Each of these categories are considered entire sections of law in and of themselves, so don’t make the mistake of assuming that knowing one type of contract or legal form will mean you know them all in the world of family law. When applying the knowledge of family law contracts and forms to your own life, it’s best to be specific about your needs and understand how to do things right in your state.
How do I find the contract or form that works for me?
The best place to start is at the top and work your way down towards the downloadable form that best suits your individual needs. For example, if you are having problems with child support, you should first investigate those types of forms and issues. Read into the individual forms to see which is the one you need – and be sure always to use the form that is written specifically for your state.
Of course, it’s important to consult with a lawyer if you have one, but keep in mind that many of the forms you have at your disposal often circumvent the need for a lawyer because they have already been prepared by legal professionals.
What kinds of agreements are most relevant to a marriage?
If you’ve done some researching, you’ll likely have heard of both pre-nuptial and post-nuptial agreements. Both of these agreements essentially serve the same purpose: to define which property belongs to which party, and to provide the groundwork should a legal separation ever occur. The main difference between the forms is when they are signed: before and after the nuptials. This means that a post-nuptial agreement can still be signed during a marriage.
Additional forms relevant to a marriage could include everything from parental permission forms to custody and guardianship issues for couples that are adopting.
I’m getting married soon. What kind of forms should I be looking into?
If you’re getting married, then you know just how difficult it can be to plan everything and expect everything to go off without a hitch. You will, however, want to add to your plate by putting in some additional thought into what kind of family law documents (if any) that you’ll want to sign. One prominent form you’ll want to think about is the pre-nuptial agreement, as this agreement can have a tremendous impact on any potential future separation requirements. However, it’s also important to remember that a pre-nuptial agreement’s role is more than in preparing a separation; it also helps establish how the legal and financial ends of the marriage will be managed.
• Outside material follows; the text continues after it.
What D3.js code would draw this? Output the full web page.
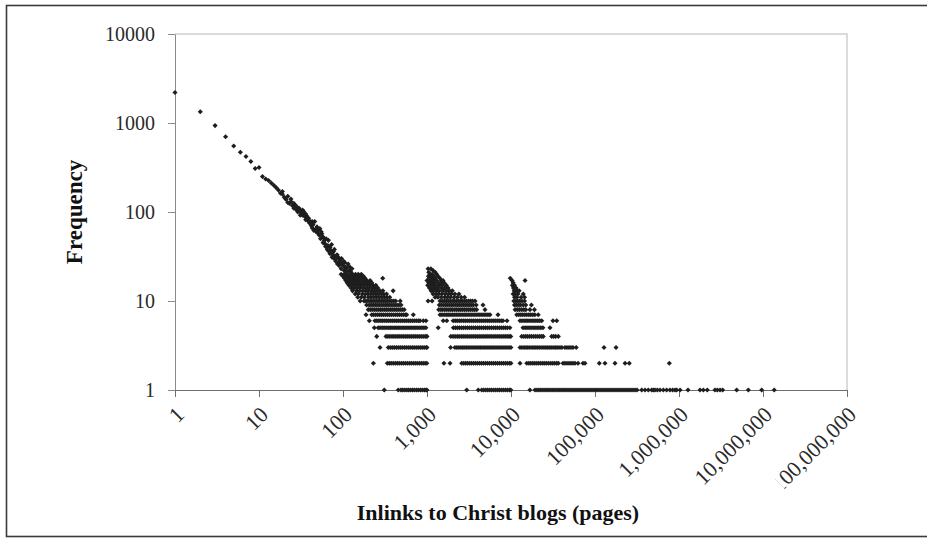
<!DOCTYPE html>
<html><head><meta charset="utf-8">
<script src="https://cdn.jsdelivr.net/npm/d3@7"></script>
<style>body{margin:0;background:#fff}svg{display:block}</style>
</head><body>
<svg id="chart" width="927" height="541"></svg>
<script>
// ---- axis ticks ----
const xTicks = [1, 10, 100, 1000, 1e4, 1e5, 1e6, 1e7, 1e8];
const xTickLabels = ["1", "10", "100", "1,000", "10,000", "100,000", "1,000,000", "10,000,000", "100,000,000"];
const yTicks = [1, 10, 100, 1000, 10000];
const yTickLabels = ["1", "10", "100", "1000", "10000"];
const xTitle = "Inlinks to Christ blogs (pages)";
const yTitle = "Frequency";

// ---- power-law diagonal: inlinks and frequency ----
const diagX = [1,2,3,4,5,6,7,8,9,10,11,12,13,14,15,16,17,18,19,20,21,22,23,24,25,26,27,28,29,30,31,32,33,34,35,36,37,39,40,41,42,43,44,45,46,47,49,50,51,52,53,54,56,57,58,59,60,61,62,64,65,67,68,70,72,73,74,75,77,78,80,82,84,86,88,90,92,93,95,97,100,103,105,108,110,112,115,118,121,125,128,
  19,22,24,26,28,31,33,36,38,43,48,55,58,63,66,70,76,79,85,91,96,102,106];
const diagF = [2200,1340,935,700,552,470,420,370,308,316,250,235,226,212,200,188,177,163,158,146,138,150,125,131,118,125,120,105,100,110,104,96,92,101,89,82,90,85,75,78,70,66,72,62,78,64,68,58,63,55,65,50,57,53,52,46,48,44,41,41,38,48,36,34,37,43,31,35,36,30,32,28,30,26,31,25,29,27,23,26,25,22,27,23,21,24,26,22,24,21,23,
  170,128,140,110,115,92,105,95,80,78,60,60,45,50,42,40,33,38,33,28,30,28,24];

// ---- inlink values observed at each low frequency ----
const f1X = [310,455,490,515,545,575,605,640,675,710,750,790,835,880,930,975,998,
  2970,4080,4480,4730,5000,5280,5580,5890,6220,6570,6940,7330,7740,8180,8640,9120,9640,9950,
  16800,19300,20400,21500,22700,24000,25400,26800,28300,29900,31600,33400,35300,37300,39400,41600,43900,46400,49000,51800,54700,57800,61100,64500,68100,72000,76000,80300,84900,89600,94700,100000,105600,111600,117900,124500,131500,138900,146800,155000,163800,173000,182800,193100,204000,215400,227600,240400,254000,268300,283400,299400,316300,
  360000,394000,431000,473000,495000,518000,552000,594000,651000,713000,781000,840000,896000,938000,1030000,1280000,1780000,1950000,2170000,2680000,2860000,3080000,3310000,4860000,6690000,9640000,13600000];
const f2X = [230,337,355,375,397,420,443,468,495,523,552,583,616,650,687,725,766,810,855,903,950,995,
  1590,1880,2590,2740,2890,3050,3220,3400,3590,3790,4000,4230,4460,4710,4980,5260,5550,5860,6190,6540,6910,7300,7710,8140,8600,9080,9590,9980,
  12800,15400,16300,17200,18200,19200,20300,21400,22600,23900,25200,26600,28100,29700,31400,33100,35000,36600,41600,43900,46400,49000,51800,54700,57800,62800,72000,76000,
  112500,131500,173000,228000,256000,767000];
const f3X = [276,346,366,386,408,431,455,480,507,536,566,598,631,667,704,744,786,830,876,925,977,999,
  1910,2150,2270,2400,2540,2680,2830,2990,3160,3340,3530,3730,3940,4160,4390,4640,4900,5180,5470,5780,6100,6450,6810,7200,7600,8030,8480,8960,9470,9980,
  12800,13500,14300,15100,15900,16800,17800,18800,19800,20900,22100,23400,24700,26100,27500,29100,30700,32500,34300,36200,38300,40400,43900,46400,49000,51800,54700,59800,
  128000,178000];
const f4X = [252,325,343,362,383,404,427,451,476,503,531,561,592,626,661,698,737,778,822,868,917,968,1000,
  1920,2040,2160,2290,2410,2550,2690,2840,3000,3170,3350,3540,3740,3950,4170,4400,4650,4910,5190,5480,5790,6120,6460,6830,7210,7620,8050,8500,8980,9480,9930,
  13400,14200,15000,15800,16700,17600,18600,19700,20800,22000,23200,24200,30500,32200,34000,36600];
const f5X = [236,262,276,292,308,325,344,363,383,405,428,452,477,504,532,562,594,627,662,700,739,780,824,870,919,970,
  1360,2060,2180,2300,2430,2570,2710,2870,3030,3200,3380,3570,3770,3980,4200,4440,4690,4950,5230,5530,5840,6170,6510,6880,7270,7680,8110,8560,9050,9700,
  13900,14700,15500,16400,17300,18300,19300,20400,21500,22700,24000,29100];
const f6X = [206,240,253,268,283,298,315,333,351,371,392,414,437,461,487,515,544,574,606,640,676,714,754,796,826,903,973,
  1560,1720,2050,2170,2290,2420,2550,2700,2850,3010,3180,3360,3550,3750,3960,4180,4420,4670,4930,5210,5500,5810,6140,6480,6850,7230,7640,8020,8960,
  12800,13500,14300,15100,15900,16800,17800,18800,19800,20900,22000,23200,31600,35000];
const f7X = [188,220,232,245,259,274,289,305,322,340,359,379,400,423,446,471,498,526,555,573,687,
  1430,1510,1600,1690,1780,1880,1990,2100,2220,2340,2470,2610,2760,2910,3080,3250,3430,3630,3830,4050,4270,4510,4770,5040,5320,5620,7000,
  11700,12400,13100,13800,14600,15400,16300,17200,18200,19200,21100];
const f8X = [200,211,223,236,249,263,278,293,310,327,345,365,385,407,430,454,480,507,535,
  1380,1460,1540,1630,1720,1820,1920,2020,2140,2260,2390,2520,2660,2810,2970,3140,3310,3500,3700,3900,4900,
  11200,11900,12600,13400,14200,15000,16800,19000];
const f9X = [191,205,217,229,242,255,270,285,301,318,335,354,374,395,417,440,465,491,
  1400,1480,1570,1660,1750,1850,1950,2060,2180,2300,2430,2570,2710,2860,3020,3190,3370,3560,3850,4640,
  11000,11600,12300,13000,14000,15000,17500];
const f10X = [160,178,188,198,210,221,234,247,261,275,291,307,324,342,361,381,402,424,480,
  1030,1150,1430,1520,1610,1700,1800,1900,2010,2120,2240,2370,2500,2640,2790,2950,3120,3300,3480,3730,
  10800,11400,12000,12700,13500,14500];
const f11X = [150,165,180,200,215,232,250,270,290,312,335,360,1250,1350,1480,1620,1750,1900,2100,2300,2550,2800,11000,11800,13200,14500];
const f12X = [140,152,170,185,198,212,228,245,262,285,305,330,1180,1280,1380,1500,1650,1800,1950,2150,2400,10600,11300,12100,14000];
const f13X = [130,145,158,172,186,200,218,236,255,275,298,395,1120,1200,1300,1400,1550,1700,1850,2000,10900,11800,12500];
const f14X = [125,136,148,160,175,190,205,224,240,260,1070,1150,1240,1330,1480,1620,1780,10700,11500];
const f15X = [118,128,140,152,165,178,194,210,228,246,1020,1090,1170,1260,1400,1520,1700,10400,11000];
const f16X = [112,122,134,146,158,172,186,202,220,1050,1130,1220,1350,1450,1600,10600];
const f17X = [108,118,128,138,150,162,176,192,210,1000,1100,1180,1300,1480,1550,10300,14700];
const f18X = [104,113,122,132,143,155,168,183,297,1060,1140,1250,1420,9800];
const f19X = [100,108,117,126,137,148,160,175,1040,1120,1200,1350];
const f20X = [95,103,112,120,130,141,152,165,1080,1150,1300];
const f21X = [1050,1250];
const f22X = [1180];
const f23X = [1030,1110];

const rowLists = [f1X,f2X,f3X,f4X,f5X,f6X,f7X,f8X,f9X,f10X,f11X,f12X,f13X,f14X,f15X,f16X,f17X,f18X,f19X,f20X,f21X,f22X,f23X];

// ---- build point table ----
const points = [];
diagX.forEach((v, i) => points.push({x: v, f: diagF[i]}));
rowLists.forEach((arr, i) => arr.forEach(v => points.push({x: v, f: i + 1})));

// ---- drawing ----
const svg = d3.select("#chart");
const serif = "'Liberation Serif', 'Times New Roman', serif";

// outer frame
svg.append("rect").attr("x", 6.5).attr("y", 5.5).attr("width", 935).attr("height", 531)
  .attr("fill", "none").attr("stroke", "#3a3a3a").attr("stroke-width", 1.6);

const x = d3.scaleLog().domain([1, 1e8]).range([175, 847]);
const y = d3.scaleLog().domain([1, 1e4]).range([390, 34]);

// plot area border (top & right)
svg.append("path")
  .attr("d", `M${x(1)},${y(1e4)}H${x(1e8)}V${y(1)}`)
  .attr("fill", "none").attr("stroke", "#cfcfcf").attr("stroke-width", 1.5);

// y axis
const yAxis = svg.append("g").attr("transform", `translate(${x(1)},0)`)
  .call(d3.axisLeft(y).tickValues(yTicks).tickFormat((d, i) => yTickLabels[i]).tickSize(7).tickPadding(13).tickSizeOuter(0));
yAxis.select(".domain").attr("stroke", "#8a8a8a");
yAxis.selectAll(".tick line").attr("stroke", "#8a8a8a");
yAxis.selectAll(".tick text").attr("font-family", serif).attr("font-size", 20).attr("fill", "#2a2a2a");

// x axis
const xAxis = svg.append("g").attr("transform", `translate(0,${y(1)})`)
  .call(d3.axisBottom(x).tickValues(xTicks).tickFormat((d, i) => xTickLabels[i]).tickSize(7).tickSizeOuter(0));
xAxis.select(".domain").attr("stroke", "#6e6e6e");
xAxis.selectAll(".tick line").attr("stroke", "#6e6e6e");

const fs = 22;
xAxis.selectAll(".tick text")
  .attr("font-family", serif).attr("font-size", fs).attr("fill", "#2a2a2a")
  .attr("text-anchor", "end")
  .attr("x", 0).attr("y", 0).attr("dy", "0.71em")
  .attr("transform", "translate(-1,15) rotate(-45)");

// the longest label is cut at its start, as in the original (clip in the label's own rotated frame)
const lastText = xAxis.selectAll(".tick text").filter((d, i) => i === xTicks.length - 1);
const lastLen = lastText.node().getComputedTextLength();
svg.append("clipPath").attr("id", "lastclip").append("rect")
  .attr("x", -lastLen + 7).attr("y", -30).attr("width", lastLen + 20).attr("height", 70);
lastText.attr("clip-path", "url(#lastclip)");

// points: small rotated-square markers
const sym = d3.symbol().type(d3.symbolSquare).size(13);
svg.append("g").selectAll("path").data(points).join("path")
  .attr("d", sym)
  .attr("transform", d => `translate(${x(d.x)},${y(d.f)}) rotate(45)`)
  .attr("fill", "#1e1e1e");

// titles
svg.append("text").attr("x", 498).attr("y", 520).attr("text-anchor", "middle")
  .attr("font-family", serif).attr("font-weight", "bold").attr("font-size", 22).attr("fill", "#111")
  .text(xTitle);
svg.append("text").attr("transform", "translate(82,212) rotate(-90)").attr("text-anchor", "middle")
  .attr("font-family", serif).attr("font-weight", "bold").attr("font-size", 23).attr("fill", "#111")
  .text(yTitle);
</script>
</body></html>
Because these forms require both you and your future spouse to sign them, you’ll want to talk it over well ahead of time with your spouse if you’re planning on broaching this topic.
What is a Cohabitation Agreement?
These forms are generally for couples that want to move in together but do not want to formalize their relationship as a marriage. Because of the risks of moving in together, many couples believe that setting the ground rules in writing early on can help mitigate any potential disaster. For example, a Cohabitation Agreement will state that earnings are separate property and lay out what should happen if one party is unable to pay rent. This agreement is a great example of how one can still be responsible even if marriage is not planned.
My ex-spouse is late in paying child support. What do I do?
Typically, the first response to this situation is to use a Child Support Payment Past Due Notice. This formal document will help you to establish that the past due notice was put into writing as well as document the fact that the payment has not been made. Typically these types of notices are actually sold in “kits” to help guide you along the way, especially if this is the first past due payment you’ve ever had to deal with in the realm of child support.
What is the Emancipation of a Minor?
Minors can sometimes be released from the guardianship of their parents with the Emancipation of Minor form and with a court’s approval. However, it’s important to note that these types of document are highly dependent on the laws and regulations governing them on a state-by-state basis; it may not be as easy for a minor to file for emancipation in some states as it is in others.